I only have anecdotal kind of things that people have told me. But right now, anecdotally, what I heard folks saying is that they think the port is running at 60% to 70%. So we still have a lot of room to go until we get fully operational. And again, that's just from contractors and people who are working at the port saying that it's better than half, but still a long ways to go.
So John, the other thing I'd add is that during the last couple of years, we have leveraged our New Zealand-based sales force to gradually expand the reach of Southern Yellow Pine. And just like in the U.S., where you've got a good market for treated products, we've grown a treated market in China. And so, we are improving the demand pull for -- specifically, for Southern Yellow Pine out of this market.
And so, we're very encouraged by that in the context of clearing up some of the shipping bottlenecks. We feel pretty optimistic about the long-term market demand for Southern Yellow Pine in China.
Okay. And then just last question from me at least. Could you just talk about -- talk a little bit more about the European salvage volumes and where those kind of stand? I know you talked a little bit about some kind of bottlenecks limiting where that can go. But if you could just kind of provide a bit more color on how that's doing that, that'd be great.

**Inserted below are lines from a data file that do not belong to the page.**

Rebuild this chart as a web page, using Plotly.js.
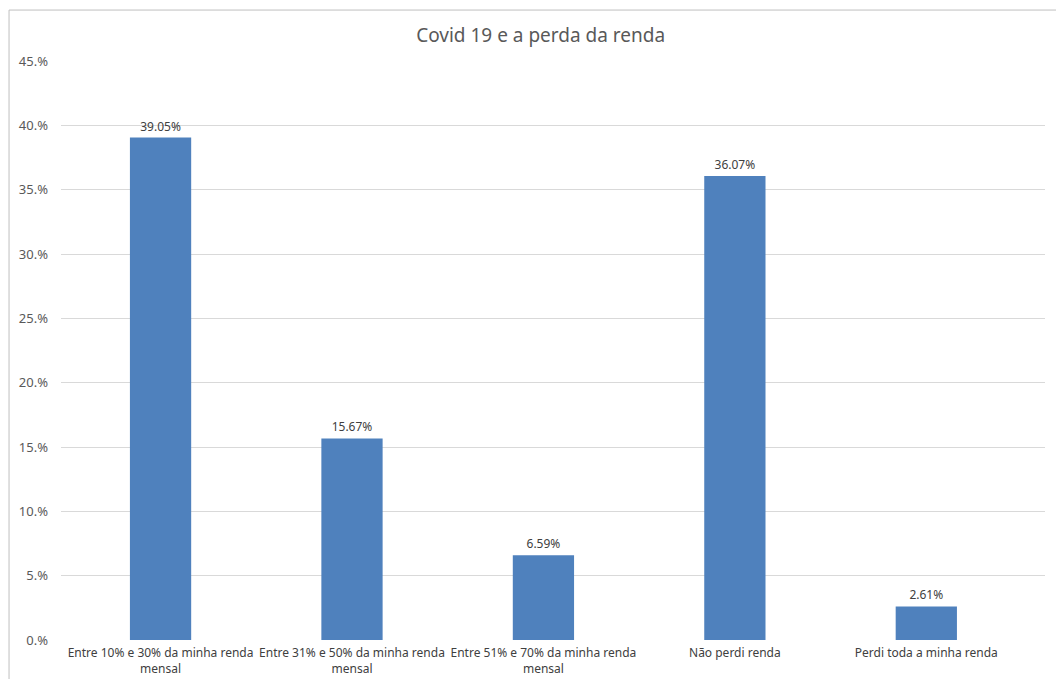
<!DOCTYPE html>
<html><head><meta charset="utf-8">
<script src="https://cdn.plot.ly/plotly-3.0.1.min.js"></script>
<style>html,body{margin:0;padding:0;background:#fff;}#chart{width:1056px;height:679px;}</style>
</head><body><div id="chart"></div>
<script>
const categories = ["Entre 10% e 30% da minha renda<br>mensal", "Entre 31% e 50% da minha renda<br>mensal", "Entre 51% e 70% da minha renda<br>mensal", "Não perdi renda", "Perdi toda a minha renda"];
const values = [39.05, 15.67, 6.59, 36.07, 2.61];
const valueLabels = ["39.05%", "15.67%", "6.59%", "36.07%", "2.61%"];
const yTickVals = [0, 5, 10, 15, 20, 25, 30, 35, 40, 45];
const yTickText = ["0.%", "5.%", "10.%", "15.%", "20.%", "25.%", "30.%", "35.%", "40.%", "45.%"];

const font = "Noto Sans, Open Sans, sans-serif";
const trace = {
  type: "bar",
  x: [0,1,2,3,4],
  y: values,
  text: valueLabels,
  textposition: "outside",
  textfont: {family: font, size: 12, color: "#404040"},
  cliponaxis: false,
  marker: {color: "#4F81BD"},
  width: 0.32,
  hoverinfo: "none"
};
const layout = {
  width: 1056, height: 679,
  margin: {l: 61, r: 11, t: 61, b: 39},
  paper_bgcolor: "#fff", plot_bgcolor: "#fff",
  title: {text: "Covid 19 e a perda da renda", x: 0.512, xanchor: "center", y: 0.948, yanchor: "middle",
          font: {family: font, size: 19, color: "#595959"}},
  showlegend: false,
  xaxis: {range: [-0.52, 4.62], tickvals: [0,1,2,3,4], ticktext: categories, showgrid: false, zeroline: false,
          showline: false, ticks: "", automargin: false, ticklabelstandoff: 4,
          tickfont: {family: font, size: 12, color: "#404040"}, fixedrange: true},
  yaxis: {range: [0, 45], tickvals: yTickVals, ticktext: yTickText, showgrid: true, gridcolor: "#d9d9d9", gridwidth: 1,
          zeroline: false, showline: false, ticks: "", automargin: false, ticklabelstandoff: 12,
          tickfont: {family: font, size: 13, color: "#595959"}, fixedrange: true},
  shapes: [{type: "rect", xref: "paper", yref: "paper", x0: -0.0528, x1: 1.05, y0: -0.2, y1: 1.088,
            line: {color: "#bfbfbf", width: 1}, fillcolor: "rgba(0,0,0,0)", layer: "below"}]
};
Plotly.newPlot("chart", [trace], layout, {displayModeBar: false, staticPlot: true});
</script></body></html>
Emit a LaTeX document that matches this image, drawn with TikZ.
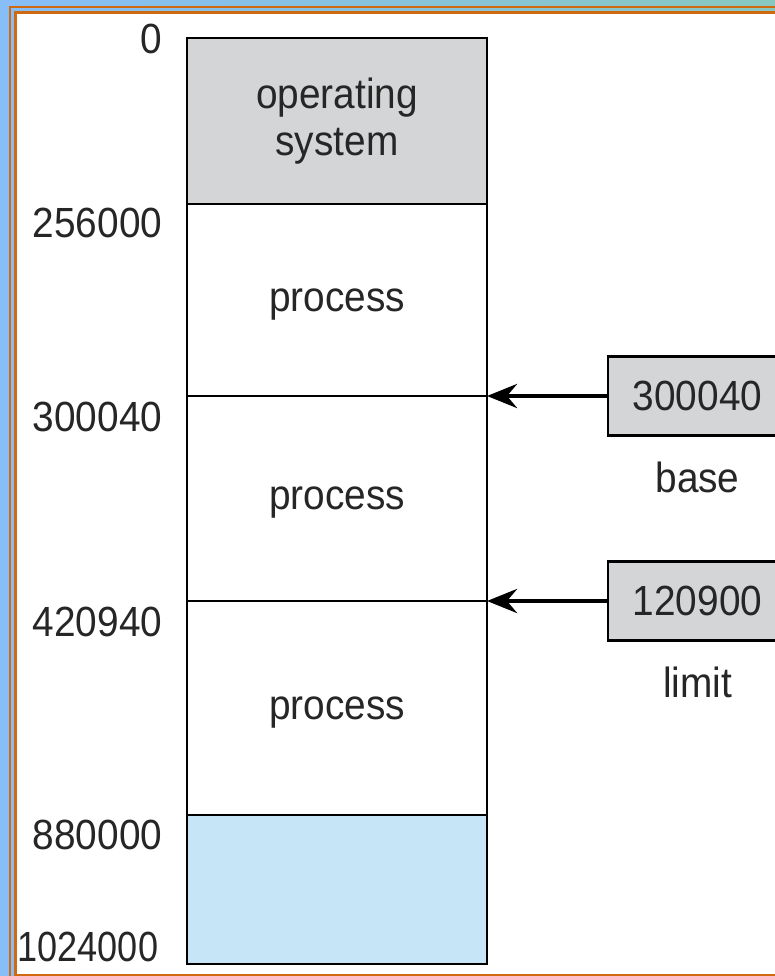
\documentclass[tikz,border=0pt]{standalone}
\usepackage{fontspec}
\setmainfont{Liberation Sans}[FakeStretch=0.92]
\usetikzlibrary{arrows.meta, positioning}
\definecolor{slideblue}{RGB}{135,190,248}
\definecolor{slideteal}{RGB}{136,200,192}
\definecolor{frameorange}{RGB}{208,106,16}
\definecolor{osgray}{RGB}{212,213,215}
\definecolor{holeblue}{RGB}{198,230,248}

\begin{document}
\begin{tikzpicture}[
    every node/.style={font=\fontsize{12pt}{13.4pt}\selectfont, text=black!85},
    seg/.style={rectangle, draw, line width=0.5pt, minimum width=3cm, inner sep=0pt, outer sep=0pt, align=center},
    procseg/.style={seg, text depth=0pt},
    addr/.style={anchor=east, inner sep=0pt},
    reg/.style={rectangle, draw, line width=0.6pt, fill=osgray, minimum width=1.79cm, minimum height=0.79cm, outer sep=0pt},
    ptr/.style={line width=1.3pt, -{Stealth[length=3mm, width=2.4mm, inset=1mm]}},
    frame/.style={frameorange, line width=0.7pt}
  ]
    % Slide frame
    \useasboundingbox (0,0) rectangle (7.75,-9.76);
    \clip (0,0) rectangle (7.75,-9.76);
    \shade[left color=slideblue, right color=slideteal] (0,0) rectangle (7.75,-9.76);
    \fill[white] (0.16,-0.14) rectangle (7.75,-9.74);
    \draw[frame] (7.75,-0.07) -- (0.10,-0.07) -- (0.10,-9.76);
    \draw[frame] (7.75,-0.125) -- (0.155,-0.125) -- (0.155,-9.75) -- (7.75,-9.75);
    % Memory column
    \node[seg, fill=osgray, minimum height=1.66cm] (os) at (3.37,-1.21) {operating\\system};
    \node[procseg, minimum height=1.92cm, below=0pt of os] (proc1) {process};
    \node[procseg, minimum height=2.05cm, below=0pt of proc1] (proc2) {process};
    \node[procseg, minimum height=2.14cm, below=0pt of proc2] (proc3) {process};
    \node[seg, fill=holeblue, minimum height=1.49cm, below=0pt of proc3] (hole) {};
    \draw[line width=0.8pt] (os.north west) rectangle (hole.south east);
    % Addresses
    \node[addr] (a0) at ([xshift=-0.24cm, yshift=-0.01cm]os.north west) {0};
    \node[addr] (a1) at ([xshift=-0.24cm, yshift=-0.19cm]os.south west) {256000};
    \node[addr] (a2) at ([xshift=-0.24cm, yshift=-0.21cm]proc1.south west) {300040};
    \node[addr] (a3) at ([xshift=-0.24cm, yshift=-0.21cm]proc2.south west) {420940};
    \node[addr] (a4) at ([xshift=-0.24cm, yshift=-0.20cm]proc3.south west) {880000};
    \node[addr, anchor=west, xscale=0.93, transform shape] (a5) at (0.17,-9.47) {1024000};
    % Registers
    \node[reg, right=1.21cm of proc1.south east] (basereg) {300040};
    \node[reg, right=1.21cm of proc2.south east] (limitreg) {120900};
    \node[below=0.14cm of basereg] (baselbl) {base};
    \node[below=0.14cm of limitreg] (limitlbl) {limit};
    % Pointers
    \draw[ptr] (basereg.west) -- (proc1.south east);
    \draw[ptr] (limitreg.west) -- (proc2.south east);
\end{tikzpicture}
\end{document}
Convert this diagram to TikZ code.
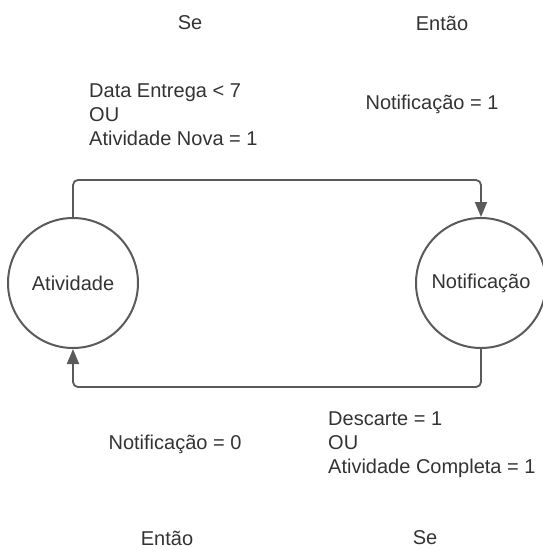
\documentclass[tikz,border=0pt]{standalone}
\usepackage{fontspec}
\setmainfont{Liberation Sans}
\usetikzlibrary{arrows.meta}
\definecolor{linha}{HTML}{5A5A5A}
\definecolor{texto}{HTML}{333333}
\tikzset{
  estado/.style={circle, draw=linha, line width=2pt, minimum size=130pt, inner sep=0pt, text=texto},
  rotulo/.style={text=texto, inner sep=0pt, align=left},
  fluxo/.style={draw=linha, line width=1.8pt, rounded corners=5pt, -{Triangle[length=15pt,width=12pt]}}
}
\begin{document}
\begin{tikzpicture}[x=1pt, y=-1pt, font=\fontsize{20}{24}\selectfont]
\useasboundingbox (0,0) rectangle (542,550);
% Estados
\node[estado] (ativ) at (73,283) {Atividade};
\node[estado] (notif) at (481,283) {Notificação};
% Cabeçalhos
\node[rotulo] (se1) at (190,23) {Se};
\node[rotulo] (entao1) at (442,23) {Então};
\node[rotulo] (entao2) at (167,538) {Então};
\node[rotulo] (se2) at (425,538) {Se};
% Condições e ações
\node[rotulo, anchor=west] (cond1) at (89,115) {Data Entrega < 7\\OU\\Atividade Nova = 1};
\node[rotulo] (acao1) at (432,104) {Notificação = 1};
\node[rotulo] (acao2) at (175,444) {Notificação = 0};
\node[rotulo, anchor=west] (cond2) at (328,445) {Descarte = 1\\OU\\Atividade Completa = 1};
% Transições
\draw[fluxo] (ativ.north) -- ++(0,-37) -| (notif.north);
\draw[fluxo] (notif.south) -- ++(0,38) -| (ativ.south);
\end{tikzpicture}
\end{document}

I mean, in general, the understanding we have is this represents the peak year of flow out of Europe. And so, while it has grown considerably over the last few years, it's going to be a very big number. And so, essentially, you're seeing that wood flowing throughout global markets. And you're seeing it flow in lumber form as well as log form.
We expect that to provide some disruption for at least the next few years as that wood continues to find itself -- find its way to the market. But keep in mind that unlike the mountain pine beetle situation in Western Canada, the shelf life of this European spruce is much shorter. And so, there's a lot more urgency to get it to market quickly. And we really -- from a planning standpoint, we try to look through that and feel that we're very well positioned for once that volume is done for basically being able to grow our market share in various global markets.
And so, it's something that we're living with and dealing with right now. And certainly, the shipping bottlenecks have made that more difficult to get that product to market. But I think longer term, we think, it'll be a net opportunity for us.
We are showing no further questions, and I'll turn it back over to Mark.
Sure. Thanks, everybody, for joining. And please contact us with any follow-up questions. Thank you.
Thank you. And that does conclude today's conference. We do appreciate you attending. You may disconnect at this time.